Досуг, впрочем, был для обитателей «начальственных» коттеджей далеко не значительным элементом повседневной жизни — работы по новым «изделиям» шли полным ходом.
В своей книге «О конструкторах-разработчиках зарядов КБ-11 (ВНИИЭФ). 1946–1988 гг.» один из заместителей Главного конструктора и начальник отделения 05 с 1959 по 1989 годы, Геннадий Александрович Соснин написал: «При внешней простоте первых. ядерных зарядов (в сравнении, например, с космическими аппаратами), их создание связано с очень большими теоретическими и математическими работами, сложными газодинамическими исследованиями.
Основная сложность конструкторской разработки заключалась в том, что конструктивно необходимо было обеспечить правильное, задуманное теоретиками срабатывание. после длительной эксплуатации зарядов в различных климатических условиях и при нагрузках, испытываемых зарядом в различных динамичных носителях.
Большие конструкторские трудности возникали в связи с применением в конструкции плутония — радиоактивного металла, который «живет» во времени, меняя свои свойства.».
Теперь действительно приходилось задумываться и над будущей эксплуатацией зарядов, и проводить новые циклы газодинамической отработки, то есть, изучать поведение конструкции и этапы ее работы, длительность которых измерялась микросекундами. Все происходило за считанные мгновения — в том числе и все неядерные процессы, предшествующие непосредственно началу разветвленной цепной ядерной реакции, то есть — уже ядерному взрыву.

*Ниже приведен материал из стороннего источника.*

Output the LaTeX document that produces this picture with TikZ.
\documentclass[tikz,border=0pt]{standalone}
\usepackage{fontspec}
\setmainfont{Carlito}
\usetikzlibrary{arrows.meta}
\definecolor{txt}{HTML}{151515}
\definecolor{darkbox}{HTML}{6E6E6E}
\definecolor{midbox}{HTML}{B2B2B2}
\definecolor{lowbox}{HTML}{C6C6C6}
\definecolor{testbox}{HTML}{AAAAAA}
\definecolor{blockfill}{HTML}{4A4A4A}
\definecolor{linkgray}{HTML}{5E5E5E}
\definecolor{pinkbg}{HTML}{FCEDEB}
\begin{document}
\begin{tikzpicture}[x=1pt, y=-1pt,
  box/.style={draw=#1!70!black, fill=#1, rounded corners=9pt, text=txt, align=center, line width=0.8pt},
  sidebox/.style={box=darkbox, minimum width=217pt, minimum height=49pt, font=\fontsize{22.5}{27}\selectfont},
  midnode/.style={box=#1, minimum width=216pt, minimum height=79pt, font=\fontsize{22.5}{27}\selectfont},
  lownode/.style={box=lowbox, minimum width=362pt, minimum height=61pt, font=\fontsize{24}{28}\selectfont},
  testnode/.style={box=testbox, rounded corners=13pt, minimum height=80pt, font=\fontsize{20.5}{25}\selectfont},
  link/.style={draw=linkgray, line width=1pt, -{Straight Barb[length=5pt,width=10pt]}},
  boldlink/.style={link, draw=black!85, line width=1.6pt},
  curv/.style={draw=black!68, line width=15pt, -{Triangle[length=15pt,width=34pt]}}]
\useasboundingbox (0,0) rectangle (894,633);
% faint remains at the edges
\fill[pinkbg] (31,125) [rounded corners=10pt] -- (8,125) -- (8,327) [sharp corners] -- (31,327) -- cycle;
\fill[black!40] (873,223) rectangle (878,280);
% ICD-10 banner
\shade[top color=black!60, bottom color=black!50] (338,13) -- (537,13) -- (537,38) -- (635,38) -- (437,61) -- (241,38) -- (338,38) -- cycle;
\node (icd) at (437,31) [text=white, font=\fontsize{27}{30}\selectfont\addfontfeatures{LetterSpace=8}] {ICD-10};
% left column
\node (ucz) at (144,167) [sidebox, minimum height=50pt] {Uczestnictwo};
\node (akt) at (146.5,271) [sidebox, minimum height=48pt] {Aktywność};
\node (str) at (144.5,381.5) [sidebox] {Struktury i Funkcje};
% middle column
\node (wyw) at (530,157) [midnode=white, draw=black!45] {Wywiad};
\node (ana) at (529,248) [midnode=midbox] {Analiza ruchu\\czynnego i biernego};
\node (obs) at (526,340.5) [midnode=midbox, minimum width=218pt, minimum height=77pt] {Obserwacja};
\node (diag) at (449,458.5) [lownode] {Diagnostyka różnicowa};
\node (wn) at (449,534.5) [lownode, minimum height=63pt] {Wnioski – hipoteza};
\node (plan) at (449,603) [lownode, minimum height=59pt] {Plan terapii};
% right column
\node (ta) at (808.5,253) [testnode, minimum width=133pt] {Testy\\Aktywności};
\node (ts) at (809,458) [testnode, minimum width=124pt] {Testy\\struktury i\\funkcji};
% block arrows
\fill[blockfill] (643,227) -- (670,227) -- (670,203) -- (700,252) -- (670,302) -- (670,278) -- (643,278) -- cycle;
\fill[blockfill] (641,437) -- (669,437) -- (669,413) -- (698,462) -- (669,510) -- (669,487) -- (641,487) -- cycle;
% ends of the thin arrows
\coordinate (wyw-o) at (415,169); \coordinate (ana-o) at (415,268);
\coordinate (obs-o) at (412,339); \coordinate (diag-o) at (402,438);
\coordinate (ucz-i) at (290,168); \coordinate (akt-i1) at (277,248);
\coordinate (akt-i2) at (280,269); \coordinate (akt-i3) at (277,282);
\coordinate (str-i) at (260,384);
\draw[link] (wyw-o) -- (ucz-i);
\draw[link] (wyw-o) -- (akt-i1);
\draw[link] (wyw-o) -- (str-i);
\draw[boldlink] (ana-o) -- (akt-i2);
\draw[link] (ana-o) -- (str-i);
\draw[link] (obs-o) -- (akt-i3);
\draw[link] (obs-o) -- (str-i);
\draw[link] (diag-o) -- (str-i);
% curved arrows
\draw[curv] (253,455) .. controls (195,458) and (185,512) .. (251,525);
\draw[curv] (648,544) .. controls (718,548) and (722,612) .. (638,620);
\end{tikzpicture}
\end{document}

За работой пролетели лето и осень 1950 года. Пришла зима — в этих местах да в те времена — настоящая, русская, с морозом и ясным звездным небом. Работать и в эту студеную пору было легко и весело — чистый русский снег всегда обновляет душу и чувства, делает людей бодрее и моложе.
Наступила весна 1951 года.
Генерал-лейтенант Зернов уехал в Москву, и начальником «Объекта» был назначен генерал-майор инженерно-технической службы Анатолий Сергеевич Александров, до этого — заместитель начальника ПГУ (Александров был на «Объекте» до 1955 года, затем его сменил Борис Глебович Музруков, возглавлявший институт почти 20 лет, до 1974 года).
После первого испытания 29 августа 1949 года испытания пока не проводились — плутония было наработано мало, и его берегли для опытов с новыми разработками. Весь
1950 год Полигон № 2 молчал. Взрывы же в Америке шли постоянно десятками, и в 1951 году активная работа, включающая в себя натурные испытания атомных зарядов, в СССР возобновилась. В конце мая в КБ-11 начали готовить списки для поездки на «Двойку», теперь уже — на вторые (да еще и двойные!) испытания РДС-2 и РДС-3.
Возглавлял «полигонный» список, им же 19 июня 1951 года и утвержденный, сам Александров. За ним следовали Харитон и Щелкин. Четвертым — руководителем группы по сборке и снаряжению центральной части — значился Духов. В его группу входили Терлецкий, а как резерв — Гречишников и Абрамов.
Давид Абрамович шел в списке восьмым — руководителем отдельной группы по оборудованию здания «ДАФ». Однако изучение полигонных документов показывает, что реально обязанности Фишмана были намного более широкими, чем это было вначале запланировано, тем более что Владимир Федорович Гречишников на Полигон не выбрался.